In 2014, he was nominated for The Music Producers Guild Award for Engineer of the Year. He also received two Grammy nominations for the Queens of the Stone Age album ...Like Clockwork, in categories Best Rock Album and Best Engineered Album, Non-Classical.
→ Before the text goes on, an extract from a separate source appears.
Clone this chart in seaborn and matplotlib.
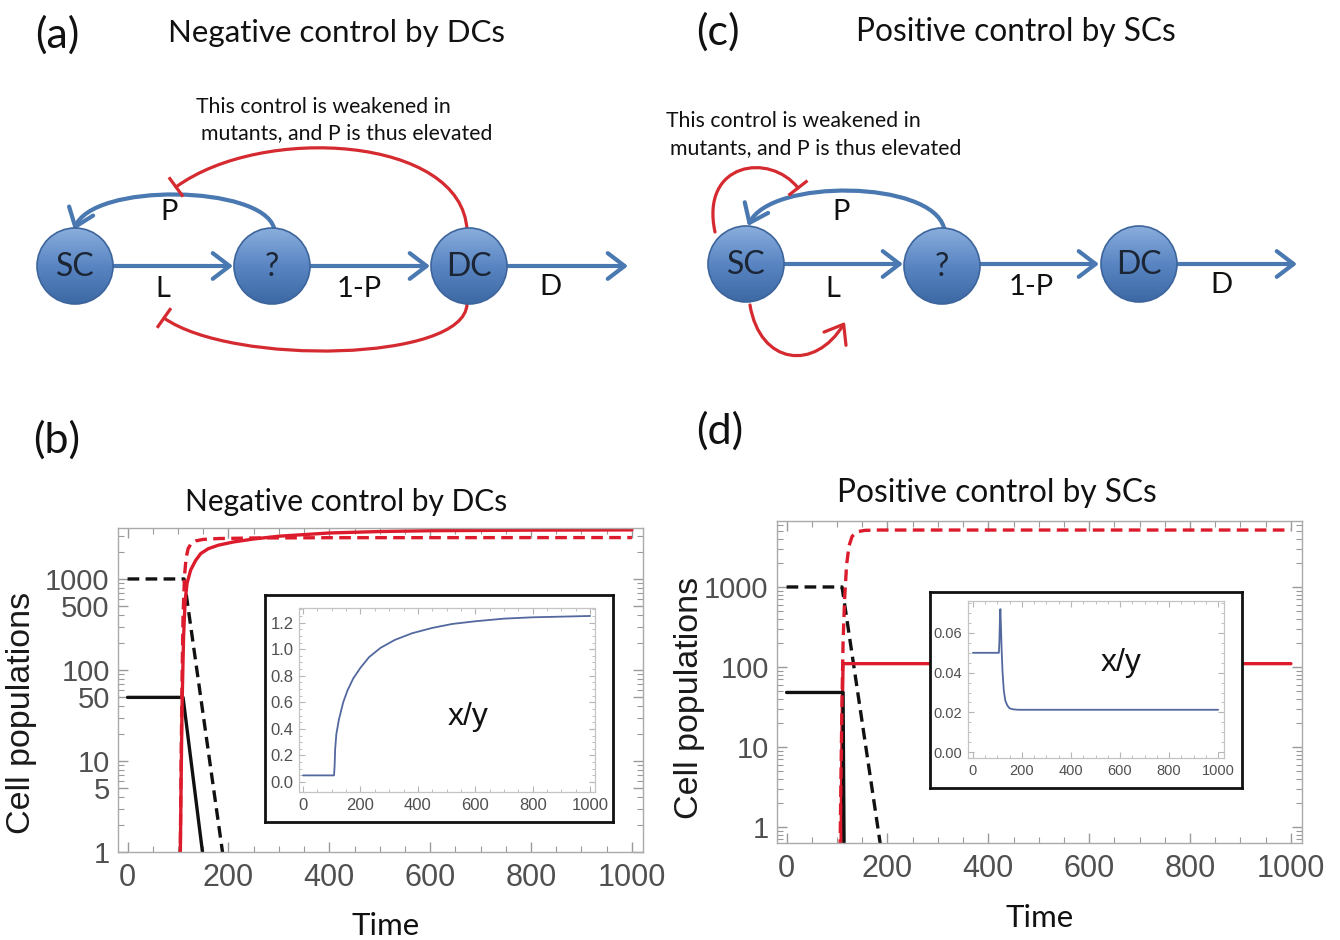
import matplotlib
matplotlib.use("Agg")
import numpy as np
import pandas as pd
import matplotlib.pyplot as plt
import seaborn as sns
from matplotlib.patches import Circle, FancyArrowPatch
from matplotlib.path import Path
from matplotlib.ticker import FixedLocator, FixedFormatter, NullFormatter
from matplotlib.colors import LinearSegmentedColormap

sns.set_theme(style="ticks")
plt.rcParams["font.family"] = ["Liberation Sans", "DejaVu Sans"]
HUMANIST = ["Lato", "DejaVu Sans"]

# ---------------- panel (b): negative control by DCs ----------------
b_wt_sc_t = [0, 110, 152]
b_wt_sc = [50, 50, 0.7]
b_wt_dc_t = [0, 112, 190]
b_wt_dc = [1000, 1000, 0.85]
b_mut_sc_t = [104, 106, 108, 111, 114, 118, 125, 135, 145, 160, 180, 210, 250,
              300, 400, 500, 600, 800, 1000]
b_mut_sc = [0.5, 5, 40, 230, 560, 900, 1250, 1600, 1900, 2150, 2350, 2550, 2750,
            2950, 3200, 3320, 3390, 3440, 3460]
b_mut_dc_t = [104, 106, 108, 110, 113, 116, 120, 126, 135, 150, 180, 250, 400, 1000]
b_mut_dc = [0.5, 8, 80, 400, 1100, 1700, 2150, 2450, 2620, 2720, 2780, 2820, 2840, 2850]
b_ratio_t = [0, 108, 110, 112, 116, 125, 140, 155, 175, 200, 230, 270, 320, 380,
             450, 520, 600, 700, 800, 900, 1000]
b_ratio = [0.05, 0.05, 0.12, 0.25, 0.36, 0.47, 0.60, 0.69, 0.78, 0.86, 0.94, 1.01,
           1.07, 1.12, 1.16, 1.19, 1.21, 1.23, 1.24, 1.245, 1.25]

# ---------------- panel (d): positive control by SCs ----------------
d_wt_sc_t = [0, 112, 114]
d_wt_sc = [48, 48, 0.5]
d_wt_dc_t = [0, 110, 186]
d_wt_dc = [1000, 1000, 0.6]
d_mut_sc_t = [108, 110, 112, 1000]
d_mut_sc = [0.5, 20, 110, 110]
d_mut_dc_t = [106, 108, 110, 112, 115, 119, 124, 130, 140, 155, 180, 1000]
d_mut_dc = [0.5, 5, 40, 200, 700, 1900, 3300, 4300, 4900, 5100, 5150, 5150]
d_ratio_t = [0, 106, 108, 110, 112, 114, 117, 121, 126, 132, 140, 150, 165, 185, 1000]
d_ratio = [0.05, 0.05, 0.056, 0.066, 0.072, 0.065, 0.052, 0.040, 0.031, 0.026,
           0.0235, 0.022, 0.0215, 0.0213, 0.0213]

time_ticks = [0, 200, 400, 600, 800, 1000]
b_yticks = [1, 5, 10, 50, 100, 500, 1000]
d_yticks = [1, 10, 100, 1000]
b_inset_yticks = [0.0, 0.2, 0.4, 0.6, 0.8, 1.0, 1.2]
d_inset_yticks = [0.00, 0.02, 0.04, 0.06]

RED = "#dc1c2c"
BLACK = "#111111"
INSET_BLUE = "#52689e"
NODE_BLUE = "#4a78b0"
LINK_RED = "#d42a30"
TICK_GRAY = "#505050"

W, H = 1340, 940
fig = plt.figure(figsize=(W / 100, H / 100), dpi=100)
fig.patch.set_facecolor("white")


def px_axes(left, top, right, bottom, z):
    ax = fig.add_axes([left / W, 1 - bottom / H, (right - left) / W, (bottom - top) / H])
    ax.set_zorder(z)
    return ax


def draw_series(ax, t, v, color, lw=2.4, dashed=False):
    df = pd.DataFrame({"t": t, "v": v})
    sns.lineplot(data=df, x="t", y="v", ax=ax, color=color, linewidth=lw,
                 estimator=None, sort=False)
    line = ax.lines[-1]
    if dashed:
        line.set_dashes([3.5, 1.9])
    return line


def log_minors(lo, hi):
    out = []
    dec = lo
    while dec < hi:
        for k in range(2, 10):
            val = k * dec
            if val <= hi:
                out.append(val)
        dec *= 10
    return out


def style_main(ax, yticks, ylim, minors):
    ax.set_yscale("log")
    ax.set_xlim(-19, 1022)
    ax.set_ylim(*ylim)
    ax.xaxis.set_major_locator(FixedLocator(time_ticks))
    ax.xaxis.set_minor_locator(FixedLocator(list(range(0, 1001, 50))))
    ax.xaxis.set_major_formatter(FixedFormatter([str(t) for t in time_ticks]))
    ax.yaxis.set_major_locator(FixedLocator(yticks))
    ax.yaxis.set_major_formatter(FixedFormatter([str(y) for y in yticks]))
    ax.yaxis.set_minor_locator(FixedLocator(minors))
    ax.yaxis.set_minor_formatter(NullFormatter())
    ax.tick_params(which="both", direction="in", top=True, right=True, color="#9a9a9a")
    ax.tick_params(which="major", length=7, width=1.0)
    ax.tick_params(which="minor", length=4, width=0.8)
    ax.tick_params(axis="x", labelsize=22, labelcolor=TICK_GRAY, pad=8)
    ax.tick_params(axis="y", labelsize=21, labelcolor=TICK_GRAY, pad=6)
    for s in ax.spines.values():
        s.set_color("#aaaaaa")
        s.set_linewidth(1.0)
    ax.set_facecolor("white")
    ax.set_xlabel("Time", fontsize=22.5, family=HUMANIST, color="#111111")
    ax.set_ylabel("Cell populations", fontsize=24.5, color="#1a1a1a")


def style_inset(ax, yticks, ylim, fmt, ymin_step, size):
    ax.set_xlim(-14, 1017)
    ax.set_ylim(*ylim)
    ax.xaxis.set_major_locator(FixedLocator(time_ticks))
    ax.xaxis.set_minor_locator(FixedLocator(list(range(0, 1001, 50))))
    ax.xaxis.set_major_formatter(FixedFormatter([str(t) for t in time_ticks]))
    ax.yaxis.set_major_locator(FixedLocator(yticks))
    ax.yaxis.set_major_formatter(FixedFormatter([fmt.format(y) for y in yticks]))
    mins = []
    v = yticks[0]
    while v <= ylim[1]:
        mins.append(round(v, 6))
        v += ymin_step
    ax.yaxis.set_minor_locator(FixedLocator(mins))
    ax.tick_params(which="both", direction="in", top=True, right=True, color="#b5b5b5")
    ax.tick_params(which="major", length=4, width=0.8)
    ax.tick_params(which="minor", length=2, width=0.6)
    ax.tick_params(labelsize=size, labelcolor=TICK_GRAY, pad=4)
    for s in ax.spines.values():
        s.set_color("#c4c4c4")
        s.set_linewidth(0.9)
    ax.set_xlabel("")
    ax.set_ylabel("")


def inset_border(left, top, right, bottom, z):
    bx = px_axes(left, top, right, bottom, z)
    bx.set_xticks([])
    bx.set_yticks([])
    bx.set_facecolor("white")
    for s in bx.spines.values():
        s.set_color("#111111")
        s.set_linewidth(2.0)
    return bx


# ---------------- schematic layer (panels a and c) ----------------
dg = fig.add_axes([0, 0, 1, 1])
dg.set_zorder(0)
dg.patch.set_visible(False)
dg.axis("off")

ball_cmap = LinearSegmentedColormap.from_list("ball", ["#8aaedd", "#5985c2", "#3c68a4"])
grad = np.linspace(0, 1, 128).reshape(-1, 1)


def node(cx, cy, label, r=38):
    base = Circle((cx, cy), r, facecolor="none", edgecolor="none")
    dg.add_patch(base)
    im = dg.imshow(grad, cmap=ball_cmap, extent=[cx - r, cx + r, cy + r, cy - r],
                   aspect="auto", zorder=3, interpolation="bicubic")
    im.set_clip_path(base)
    dg.add_patch(Circle((cx, cy), r, facecolor="none", edgecolor="#3d659c",
                        linewidth=1.2, zorder=4))
    dg.text(cx, cy + 1, label, ha="center", va="center", fontsize=23,
            family=HUMANIST, color="#1b2533", zorder=5)


def straight_arrow(x0, x1, y):
    dg.add_patch(FancyArrowPatch((x0, y), (x1, y),
                                 arrowstyle="->,head_length=0.55,head_width=0.42",
                                 mutation_scale=22, linewidth=3, color=NODE_BLUE,
                                 shrinkA=0, shrinkB=0, zorder=2))


def bezier(p0, p1, p2, p3):
    return Path([p0, p1, p2, p3], [Path.MOVETO, Path.CURVE4, Path.CURVE4, Path.CURVE4])


def curved_arrow(p0, p1, p2, p3, color, lw):
    dg.add_patch(FancyArrowPatch(path=bezier(p0, p1, p2, p3),
                                 arrowstyle="->,head_length=0.55,head_width=0.42",
                                 mutation_scale=22, linewidth=lw, color=color, zorder=2))


def inhibition(p0, p1, p2, p3, color, lw, half=12):
    dg.add_patch(FancyArrowPatch(path=bezier(p0, p1, p2, p3), arrowstyle="-",
                                 linewidth=lw, color=color, zorder=2))
    d = np.array(p3, float) - np.array(p2, float)
    d /= np.hypot(*d)
    perp = np.array([-d[1], d[0]])
    a = np.array(p3) - perp * half
    b = np.array(p3) + perp * half
    dg.plot([a[0], b[0]], [a[1], b[1]], color=color, lw=lw, solid_capstyle="butt", zorder=2)


def label(x, y, s, size=21, **kw):
    dg.text(x, y, s, ha="center", va="center", fontsize=size, family=HUMANIST,
            color="#111111", **kw)


NOTE_SIZE = 15.3

# panel (a)
label(57, 35, "(a)", size=31)
label(337, 33, "Negative control by DCs", size=22.5)
dg.text(196, 107, "This control is weakened in", ha="left", va="center",
        fontsize=NOTE_SIZE, family=HUMANIST, color="#111111")
dg.text(201, 133, "mutants, and P is thus elevated", ha="left", va="center",
        fontsize=NOTE_SIZE, family=HUMANIST, color="#111111")
curved_arrow((274, 228), (262, 185), (92, 182), (74, 230), NODE_BLUE, 3)
inhibition((467, 230), (462, 136), (262, 124), (176, 187), LINK_RED, 2.3)
inhibition((467, 304), (465, 362), (232, 366), (164, 318), LINK_RED, 2.3)
straight_arrow(113, 233, 266)
straight_arrow(310, 430, 266)
straight_arrow(507, 628, 266)
node(75, 266, "SC")
node(272, 266, "?")
node(469, 266, "DC")
label(169, 212, "P")
label(163, 289, "L")
label(359, 289, "1-P")
label(550, 287, "D")

# panel (c)
label(718, 32, "(c)", size=31)
label(1016, 32, "Positive control by SCs", size=22.8)
dg.text(666, 121, "This control is weakened in", ha="left", va="center",
        fontsize=NOTE_SIZE, family=HUMANIST, color="#111111")
dg.text(670, 148, "mutants, and P is thus elevated", ha="left", va="center",
        fontsize=NOTE_SIZE, family=HUMANIST, color="#111111")
curved_arrow((944, 228), (932, 180), (770, 178), (748, 226), NODE_BLUE, 3)
inhibition((715, 232), (700, 162), (770, 152), (798, 188), LINK_RED, 2.3)
curved_arrow((750, 305), (760, 365), (815, 372), (845, 322), LINK_RED, 2.3)
straight_arrow(785, 903, 264)
straight_arrow(981, 1099, 264)
straight_arrow(1177, 1297, 264)
node(746, 264, "SC")
node(942, 266, "?")
node(1139, 264, "DC")
label(841, 212, "P")
label(833, 289, "L")
label(1031, 287, "1-P")
label(1221, 285, "D")

# panel labels and titles for the time courses
label(57, 440, "(b)", size=31)
label(346, 502, "Negative control by DCs", size=21.5)
label(720, 431, "(d)", size=31)
label(997, 493, "Positive control by SCs", size=22.8)

dg.set_xlim(0, W)
dg.set_ylim(H, 0)

# ---------------- panel (b) ----------------
axb = px_axes(118, 528, 643, 852, 1)
axb.set_yscale("log")
draw_series(axb, b_wt_dc_t, b_wt_dc, BLACK, dashed=True)
draw_series(axb, b_wt_sc_t, b_wt_sc, BLACK)
draw_series(axb, b_mut_sc_t, b_mut_sc, RED)
draw_series(axb, b_mut_dc_t, b_mut_dc, RED, dashed=True)
style_main(axb, b_yticks, (1, 3630), log_minors(1, 3000))
axb.xaxis.set_label_coords(0.51, -0.185)
axb.yaxis.set_label_coords(-0.155, 0.43)

inset_border(265, 595, 613, 822, 2)
ixb = px_axes(299, 608, 595, 792, 3)
draw_series(ixb, b_ratio_t, b_ratio, INSET_BLUE, lw=1.3)
style_inset(ixb, b_inset_yticks, (-0.075, 1.31), "{:.1f}", 0.05, 12)
fig.text(468 / W, 1 - 717 / H, "x/y", ha="center", va="center", fontsize=23,
         color="#111111", zorder=10)

# ---------------- panel (d) ----------------
axd = px_axes(777, 521, 1302, 843, 1)
axd.set_yscale("log")
draw_series(axd, d_wt_dc_t, d_wt_dc, BLACK, dashed=True)
draw_series(axd, d_mut_sc_t, d_mut_sc, RED)
draw_series(axd, d_wt_sc_t, d_wt_sc, BLACK)
draw_series(axd, d_mut_dc_t, d_mut_dc, RED, dashed=True)
style_main(axd, d_yticks, (0.63, 6680), log_minors(0.1, 6000))
axd.xaxis.set_label_coords(0.5, -0.19)
axd.yaxis.set_label_coords(-0.138, 0.45)

inset_border(930, 592, 1242, 788, 2)
ixd = px_axes(968, 601, 1224, 758, 3)
draw_series(ixd, d_ratio_t, d_ratio, INSET_BLUE, lw=1.3)
style_inset(ixd, d_inset_yticks, (-0.003, 0.0761), "{:.2f}", 0.005, 10.5)
ixd.set_xlim(-20, 1024)
fig.text(1121 / W, 1 - 663 / H, "x/y", ha="center", va="center", fontsize=23,
         color="#111111", zorder=10)

fig.savefig("out.png", dpi=100, facecolor="white")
Engineering and mixing discography
Credits adapted from AllMusic.

 2005: Bloc Party – Silent Alarm
 2007: Kate Nash – Made of Bricks
 2008: Bloc Party – Intimacy
 2009: Florence and the Machine – Lungs
 2009: Led Bib – Sensible Shoes
 2009: Jack Peñate – Everything Is New
 2010: Plan B – The Defamation of Strickland Banks
 2010: CeeLo Green – The Lady Killer
 2011: Adele – 21
 2011: Foster the People – Torches
 2011: Florence and the Machine – Ceremonials
 2011: Adele – Live at the Royal Albert Hall
 2012: The Big Pink – Future This
 2012: The Invisible – Rispah
 2012: Tyler James – A Place I Go
 2013: Willy Moon – Here's Willy Moon
 2013: Queens of the Stone Age – ...Like Clockwork
 2013: AlunaGeorge – Body Music
 2013: Eliza Doolittle – In Your Hands
 2014: Bombay Bicycle Club – So Long, See You Tomorrow
 2014: Nina Nesbitt – Peroxide
 2014: The Hoosiers – The News from Nowhere
 2017: Queens of the Stone Age – Villains
 2018: Broods - Don't Feed the Pop Monster
 2019: Weezer - Weezer
 2019: Harry Styles - "Fine Line (Harry Styles album)"
 Unknown: 3LW - Got Me On Lock
 2020: Elliphant - "Had Enough"
2021: Jarryd James - "P.M."
2021: Elliphant - "Could This Be Love"
2021: Elliphant - "Rocking Horse"
2021: Delta Goodrem - "Bridge over Troubled Dreams"
2021: Noah Kahan - "Part of Me"
2021: Frank Carter & The Rattlesnakes - "My Town"
2022: Spoon – Lucifer on the Sofa

References

External links

British record producers
Grammy Award winners
Living people
Year of birth missing (living people)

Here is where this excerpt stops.